The average labourer or farmer was not in any danger of being called “fat.” Modern dieters go into shock when they see historical cookbooks. Pounds of butter, dozens of eggs, and liters of cream would make anyone fat, right? Sure, in today’s world 4000-5000 daily calories would fatten us up, but in worlds without central heat, air conditioning, internal combustion, and water heaters, those calories would be used up fast.
Of course, even those of leisure would become rotund once their youthful metabolisms slowed down and they’d stopped whoring, hunting, and playing tennis in their “old age” of thirty.
Some recipes for your novels:
Boiled Calf’s Head
Take a prepared calf’s head (hair removed and cleaned, brains taken out). Soak the head and brains in warm water for an hour. Put the head in a pot with enough water to cover it, along with a little salt. Skim off the scum that will rise as the head boils. Boil the brains, chop them, and mix with melted butter, parsley, and salt. Remove the head from the pot, remove the tongue and skin it. Serve the head in the middle of a serving plate, with the tongue and brains around it. Pour melted butter over the head. For an extra treat, add boiled eggs to the chopped brains. Feeds six to seven people, and is in season between March and October.
Fried Cod Tongues
1 ½ cups flour
1 teaspoon salt
½ tsp pepper
½ pound salt pork
Wash enough fresh cod tongues for your meal (the usual serving is eight tongues per person). Dry them on a cloth or paper towel. In a bowl, combine flour, salt, and pepper and mix together. Set aside. Cut up salt pork and fry it up until golden brown. Remove the pork cubes for another use (or you can even use them as a topping if you need an extra-hearty meal). Coat the tongues in the flour mixture one by one. Fry them in the hot pork fat until golden brown on both sides. Place them on a warm plate with a cloth or paper towel to soak up any excess fat. Serve immediately, or place in a warm oven (or, a cooling bread oven) if needed.

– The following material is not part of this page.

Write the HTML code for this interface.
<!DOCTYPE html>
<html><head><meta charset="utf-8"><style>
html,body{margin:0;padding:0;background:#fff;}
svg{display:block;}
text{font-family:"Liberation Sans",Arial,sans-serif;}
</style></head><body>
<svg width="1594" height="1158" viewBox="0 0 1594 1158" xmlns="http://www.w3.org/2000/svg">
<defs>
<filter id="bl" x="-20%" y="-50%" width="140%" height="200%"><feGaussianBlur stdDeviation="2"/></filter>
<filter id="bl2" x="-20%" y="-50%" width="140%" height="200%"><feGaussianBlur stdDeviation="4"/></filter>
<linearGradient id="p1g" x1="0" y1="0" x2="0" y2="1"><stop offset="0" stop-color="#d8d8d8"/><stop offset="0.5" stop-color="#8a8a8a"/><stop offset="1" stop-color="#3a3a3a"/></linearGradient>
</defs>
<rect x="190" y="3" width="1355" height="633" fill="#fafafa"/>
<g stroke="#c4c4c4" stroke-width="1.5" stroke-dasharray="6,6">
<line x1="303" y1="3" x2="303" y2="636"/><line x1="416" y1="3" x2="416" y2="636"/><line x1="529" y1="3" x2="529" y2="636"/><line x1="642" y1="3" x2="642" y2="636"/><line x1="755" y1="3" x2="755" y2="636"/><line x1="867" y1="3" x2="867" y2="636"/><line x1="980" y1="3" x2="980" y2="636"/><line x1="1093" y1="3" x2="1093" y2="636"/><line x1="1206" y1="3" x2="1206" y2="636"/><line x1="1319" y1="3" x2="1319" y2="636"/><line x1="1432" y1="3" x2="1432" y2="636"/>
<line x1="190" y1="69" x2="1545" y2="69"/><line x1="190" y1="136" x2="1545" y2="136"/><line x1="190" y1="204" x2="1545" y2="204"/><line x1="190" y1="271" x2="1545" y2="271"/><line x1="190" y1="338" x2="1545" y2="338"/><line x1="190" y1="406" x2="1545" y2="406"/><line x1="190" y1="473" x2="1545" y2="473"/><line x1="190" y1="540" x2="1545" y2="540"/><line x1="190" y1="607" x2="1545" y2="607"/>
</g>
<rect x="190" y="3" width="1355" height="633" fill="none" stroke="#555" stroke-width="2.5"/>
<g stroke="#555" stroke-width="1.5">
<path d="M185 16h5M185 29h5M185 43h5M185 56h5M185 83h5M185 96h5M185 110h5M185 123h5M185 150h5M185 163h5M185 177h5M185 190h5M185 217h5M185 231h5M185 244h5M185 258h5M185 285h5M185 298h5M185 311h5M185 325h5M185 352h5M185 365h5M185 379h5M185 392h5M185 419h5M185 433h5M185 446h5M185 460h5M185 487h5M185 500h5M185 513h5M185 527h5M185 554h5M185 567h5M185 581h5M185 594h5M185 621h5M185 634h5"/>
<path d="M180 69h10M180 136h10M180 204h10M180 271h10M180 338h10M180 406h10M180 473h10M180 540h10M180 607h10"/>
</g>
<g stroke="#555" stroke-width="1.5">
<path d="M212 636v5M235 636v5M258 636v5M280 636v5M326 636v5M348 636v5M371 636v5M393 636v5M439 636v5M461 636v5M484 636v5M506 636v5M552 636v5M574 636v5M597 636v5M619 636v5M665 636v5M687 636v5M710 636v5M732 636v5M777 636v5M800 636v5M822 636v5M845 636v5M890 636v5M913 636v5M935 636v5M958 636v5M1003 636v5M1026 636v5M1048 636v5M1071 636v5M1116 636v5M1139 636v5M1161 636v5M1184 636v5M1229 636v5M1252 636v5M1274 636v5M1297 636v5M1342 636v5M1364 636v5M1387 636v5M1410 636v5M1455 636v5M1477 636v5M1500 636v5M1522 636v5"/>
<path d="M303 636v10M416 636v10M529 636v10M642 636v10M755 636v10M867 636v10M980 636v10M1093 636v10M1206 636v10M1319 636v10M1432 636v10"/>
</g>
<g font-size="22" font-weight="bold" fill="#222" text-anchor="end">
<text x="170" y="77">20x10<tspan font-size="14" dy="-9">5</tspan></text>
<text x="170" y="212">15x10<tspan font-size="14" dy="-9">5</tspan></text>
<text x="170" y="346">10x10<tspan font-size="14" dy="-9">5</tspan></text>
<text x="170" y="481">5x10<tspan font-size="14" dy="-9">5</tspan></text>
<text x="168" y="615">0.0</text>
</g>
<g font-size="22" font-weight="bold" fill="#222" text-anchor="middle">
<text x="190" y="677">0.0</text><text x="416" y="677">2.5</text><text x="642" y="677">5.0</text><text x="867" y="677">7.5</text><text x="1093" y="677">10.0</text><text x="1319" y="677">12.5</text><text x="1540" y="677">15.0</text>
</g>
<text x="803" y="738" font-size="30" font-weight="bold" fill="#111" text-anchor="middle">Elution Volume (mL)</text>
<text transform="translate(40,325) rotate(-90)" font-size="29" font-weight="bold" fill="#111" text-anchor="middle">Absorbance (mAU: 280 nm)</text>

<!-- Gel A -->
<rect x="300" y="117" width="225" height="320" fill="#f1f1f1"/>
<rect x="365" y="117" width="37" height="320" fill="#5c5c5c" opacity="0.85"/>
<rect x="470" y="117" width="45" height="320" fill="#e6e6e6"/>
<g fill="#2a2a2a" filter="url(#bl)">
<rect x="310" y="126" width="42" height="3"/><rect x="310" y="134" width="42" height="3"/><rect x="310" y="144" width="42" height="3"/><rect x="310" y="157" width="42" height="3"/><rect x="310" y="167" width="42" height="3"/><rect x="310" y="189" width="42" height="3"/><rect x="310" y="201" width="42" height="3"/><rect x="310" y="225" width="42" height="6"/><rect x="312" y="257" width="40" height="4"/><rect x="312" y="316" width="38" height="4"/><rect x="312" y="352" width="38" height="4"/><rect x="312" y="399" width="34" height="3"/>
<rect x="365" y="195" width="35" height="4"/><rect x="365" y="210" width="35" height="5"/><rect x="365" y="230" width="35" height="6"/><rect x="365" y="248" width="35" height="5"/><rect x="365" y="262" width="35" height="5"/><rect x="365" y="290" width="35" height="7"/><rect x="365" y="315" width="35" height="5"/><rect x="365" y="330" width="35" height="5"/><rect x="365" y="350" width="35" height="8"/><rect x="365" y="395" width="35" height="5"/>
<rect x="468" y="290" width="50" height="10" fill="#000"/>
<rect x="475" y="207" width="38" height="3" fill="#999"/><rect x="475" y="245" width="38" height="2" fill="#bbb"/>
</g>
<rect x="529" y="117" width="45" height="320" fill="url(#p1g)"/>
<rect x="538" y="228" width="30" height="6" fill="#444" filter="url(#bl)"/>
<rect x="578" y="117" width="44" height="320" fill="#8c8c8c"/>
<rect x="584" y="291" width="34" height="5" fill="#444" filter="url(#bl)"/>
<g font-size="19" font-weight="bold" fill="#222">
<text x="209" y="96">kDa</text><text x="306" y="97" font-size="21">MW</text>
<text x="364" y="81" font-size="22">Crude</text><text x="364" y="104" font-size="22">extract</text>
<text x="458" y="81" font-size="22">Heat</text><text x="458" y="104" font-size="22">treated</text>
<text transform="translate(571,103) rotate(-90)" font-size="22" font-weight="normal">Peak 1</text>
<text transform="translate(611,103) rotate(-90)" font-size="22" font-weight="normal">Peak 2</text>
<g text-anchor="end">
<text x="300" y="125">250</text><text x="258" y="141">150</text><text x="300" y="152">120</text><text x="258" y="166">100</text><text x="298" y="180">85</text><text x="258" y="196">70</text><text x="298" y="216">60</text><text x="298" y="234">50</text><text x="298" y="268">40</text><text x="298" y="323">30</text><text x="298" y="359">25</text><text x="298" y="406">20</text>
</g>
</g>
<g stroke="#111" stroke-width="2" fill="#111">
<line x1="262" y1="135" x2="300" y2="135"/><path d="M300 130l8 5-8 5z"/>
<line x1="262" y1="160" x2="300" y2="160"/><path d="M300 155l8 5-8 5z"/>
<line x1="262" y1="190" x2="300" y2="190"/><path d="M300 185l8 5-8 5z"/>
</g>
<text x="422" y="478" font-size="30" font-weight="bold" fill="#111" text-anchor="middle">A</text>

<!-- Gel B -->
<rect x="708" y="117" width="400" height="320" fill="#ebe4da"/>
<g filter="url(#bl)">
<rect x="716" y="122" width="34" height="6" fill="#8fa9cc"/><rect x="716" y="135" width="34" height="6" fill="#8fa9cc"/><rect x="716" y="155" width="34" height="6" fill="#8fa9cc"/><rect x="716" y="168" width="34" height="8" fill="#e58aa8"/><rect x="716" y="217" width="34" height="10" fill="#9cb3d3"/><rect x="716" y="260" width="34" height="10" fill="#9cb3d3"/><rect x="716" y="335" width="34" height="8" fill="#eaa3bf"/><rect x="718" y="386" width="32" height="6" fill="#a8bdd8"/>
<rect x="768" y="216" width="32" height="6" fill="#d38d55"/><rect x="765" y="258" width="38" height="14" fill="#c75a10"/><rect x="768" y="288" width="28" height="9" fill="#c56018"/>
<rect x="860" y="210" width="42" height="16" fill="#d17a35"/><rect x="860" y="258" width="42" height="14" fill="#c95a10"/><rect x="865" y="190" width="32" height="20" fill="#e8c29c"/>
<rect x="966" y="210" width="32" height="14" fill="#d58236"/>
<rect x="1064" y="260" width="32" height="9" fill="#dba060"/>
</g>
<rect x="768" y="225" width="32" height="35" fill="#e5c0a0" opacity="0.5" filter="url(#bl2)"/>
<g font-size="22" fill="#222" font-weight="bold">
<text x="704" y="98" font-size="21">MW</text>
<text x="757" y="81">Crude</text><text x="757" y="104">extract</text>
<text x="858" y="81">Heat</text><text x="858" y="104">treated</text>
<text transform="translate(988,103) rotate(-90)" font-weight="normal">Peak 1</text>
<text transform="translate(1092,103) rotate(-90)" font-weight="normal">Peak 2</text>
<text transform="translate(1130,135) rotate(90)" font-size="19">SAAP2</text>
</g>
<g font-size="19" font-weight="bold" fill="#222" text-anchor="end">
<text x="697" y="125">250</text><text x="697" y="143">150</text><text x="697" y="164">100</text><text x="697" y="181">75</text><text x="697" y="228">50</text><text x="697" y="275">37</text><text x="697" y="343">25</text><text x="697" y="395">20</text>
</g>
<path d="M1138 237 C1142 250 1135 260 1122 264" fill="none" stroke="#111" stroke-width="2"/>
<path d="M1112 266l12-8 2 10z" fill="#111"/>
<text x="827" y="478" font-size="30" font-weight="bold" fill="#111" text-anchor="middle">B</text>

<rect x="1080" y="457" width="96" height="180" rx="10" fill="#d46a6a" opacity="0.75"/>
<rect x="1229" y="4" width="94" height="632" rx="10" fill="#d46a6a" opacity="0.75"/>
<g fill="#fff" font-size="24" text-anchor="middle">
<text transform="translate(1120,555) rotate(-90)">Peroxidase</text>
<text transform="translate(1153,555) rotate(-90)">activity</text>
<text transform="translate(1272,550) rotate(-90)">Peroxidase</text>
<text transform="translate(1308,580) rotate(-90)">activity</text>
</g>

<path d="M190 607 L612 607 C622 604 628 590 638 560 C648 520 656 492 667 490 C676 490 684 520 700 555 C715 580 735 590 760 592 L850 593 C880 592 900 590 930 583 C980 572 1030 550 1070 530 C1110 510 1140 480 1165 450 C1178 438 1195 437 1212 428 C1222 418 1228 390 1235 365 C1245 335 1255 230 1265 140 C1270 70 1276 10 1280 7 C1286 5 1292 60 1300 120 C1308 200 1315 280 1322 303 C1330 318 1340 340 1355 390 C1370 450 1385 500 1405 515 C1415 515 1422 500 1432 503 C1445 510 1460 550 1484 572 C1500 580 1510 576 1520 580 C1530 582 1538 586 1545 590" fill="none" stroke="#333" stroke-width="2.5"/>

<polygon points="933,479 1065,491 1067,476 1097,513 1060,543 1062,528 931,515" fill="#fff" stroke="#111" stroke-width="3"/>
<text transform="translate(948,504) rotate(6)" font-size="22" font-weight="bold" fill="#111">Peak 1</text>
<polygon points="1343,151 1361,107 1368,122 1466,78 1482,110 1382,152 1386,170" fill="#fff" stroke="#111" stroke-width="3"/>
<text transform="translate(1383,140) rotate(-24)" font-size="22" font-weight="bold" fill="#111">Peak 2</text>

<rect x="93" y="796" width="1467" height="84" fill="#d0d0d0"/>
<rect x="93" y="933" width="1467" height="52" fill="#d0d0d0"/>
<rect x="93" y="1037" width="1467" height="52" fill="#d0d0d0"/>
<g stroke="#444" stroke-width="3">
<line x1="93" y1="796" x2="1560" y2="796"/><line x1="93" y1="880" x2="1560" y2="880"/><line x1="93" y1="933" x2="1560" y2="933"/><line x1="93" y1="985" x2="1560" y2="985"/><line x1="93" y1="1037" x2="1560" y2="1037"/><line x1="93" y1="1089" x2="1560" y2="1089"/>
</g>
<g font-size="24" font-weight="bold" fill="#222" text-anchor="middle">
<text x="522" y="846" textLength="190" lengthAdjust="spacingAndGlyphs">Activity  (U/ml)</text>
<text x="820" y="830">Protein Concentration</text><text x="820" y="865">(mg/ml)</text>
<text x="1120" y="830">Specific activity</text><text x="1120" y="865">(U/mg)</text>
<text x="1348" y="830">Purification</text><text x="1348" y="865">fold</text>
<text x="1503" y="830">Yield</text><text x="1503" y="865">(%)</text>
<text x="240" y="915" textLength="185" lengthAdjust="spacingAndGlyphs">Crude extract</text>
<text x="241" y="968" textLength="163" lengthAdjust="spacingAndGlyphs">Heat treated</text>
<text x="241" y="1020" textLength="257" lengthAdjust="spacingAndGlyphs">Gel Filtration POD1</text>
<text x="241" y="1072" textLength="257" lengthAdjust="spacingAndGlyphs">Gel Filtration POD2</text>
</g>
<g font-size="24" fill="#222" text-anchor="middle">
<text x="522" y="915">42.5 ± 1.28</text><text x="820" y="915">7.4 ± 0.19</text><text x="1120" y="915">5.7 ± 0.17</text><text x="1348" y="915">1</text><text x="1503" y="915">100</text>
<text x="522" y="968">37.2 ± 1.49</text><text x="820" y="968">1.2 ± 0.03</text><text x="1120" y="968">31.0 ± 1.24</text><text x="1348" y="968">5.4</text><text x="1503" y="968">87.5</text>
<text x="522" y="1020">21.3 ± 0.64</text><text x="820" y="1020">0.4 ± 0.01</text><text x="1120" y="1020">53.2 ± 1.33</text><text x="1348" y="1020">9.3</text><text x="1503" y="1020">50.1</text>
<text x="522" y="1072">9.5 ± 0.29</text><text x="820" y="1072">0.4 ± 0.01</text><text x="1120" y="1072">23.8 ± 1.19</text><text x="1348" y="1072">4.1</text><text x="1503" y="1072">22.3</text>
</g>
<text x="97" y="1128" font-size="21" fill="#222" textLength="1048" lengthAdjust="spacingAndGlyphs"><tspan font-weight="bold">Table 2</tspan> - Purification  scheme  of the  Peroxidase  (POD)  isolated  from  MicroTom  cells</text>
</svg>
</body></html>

Soldiers’ Couscous (Kuskusû Fityâni)
This is a fabulous Andalusian recipe from the 13th century. With some modifications, it can be adapted to nearly any technology level, too, making it a prime recipe to reproduce. Give it a try and see what you think.
1 chicken, cut up
1 onion, quartered
3 carrots, chopped coarsely
3 stalks of celery, chopped coarsely
A handful of fresh herbs, such as rosemary, thyme, and oregano
2 cups couscous
Boil the chicken and vegetables in a pot of water until the chicken is falling apart, about 1 hour. Strain out the meat and vegetables, setting aside 2 cups of the pot broth. Mix the couscous and broth together and cover for 5 minutes. Put the couscous on a plate, and top with chicken and vegetables. Serve hot.
Take one pound of large mushrooms and break them up in a crock bowl. Sprinkle salt over them liberally. Cover with a cloth and stir a few times a day for three days. Then let them stand for twelve days until a thick scum forms over them. (This phase can take several attempts if you have cats. Mine kept spraying the batches thinking urine could improve the smell.)
Strain off the liquid (the mushroom liquid, not the cat pee) into a pot. Boil it with peppercorns, mace, ginger, a clove, and some mustard seed. When cold, add to a jar and seal it off. In three months, boil it again with fresh spices and it will keep for a year.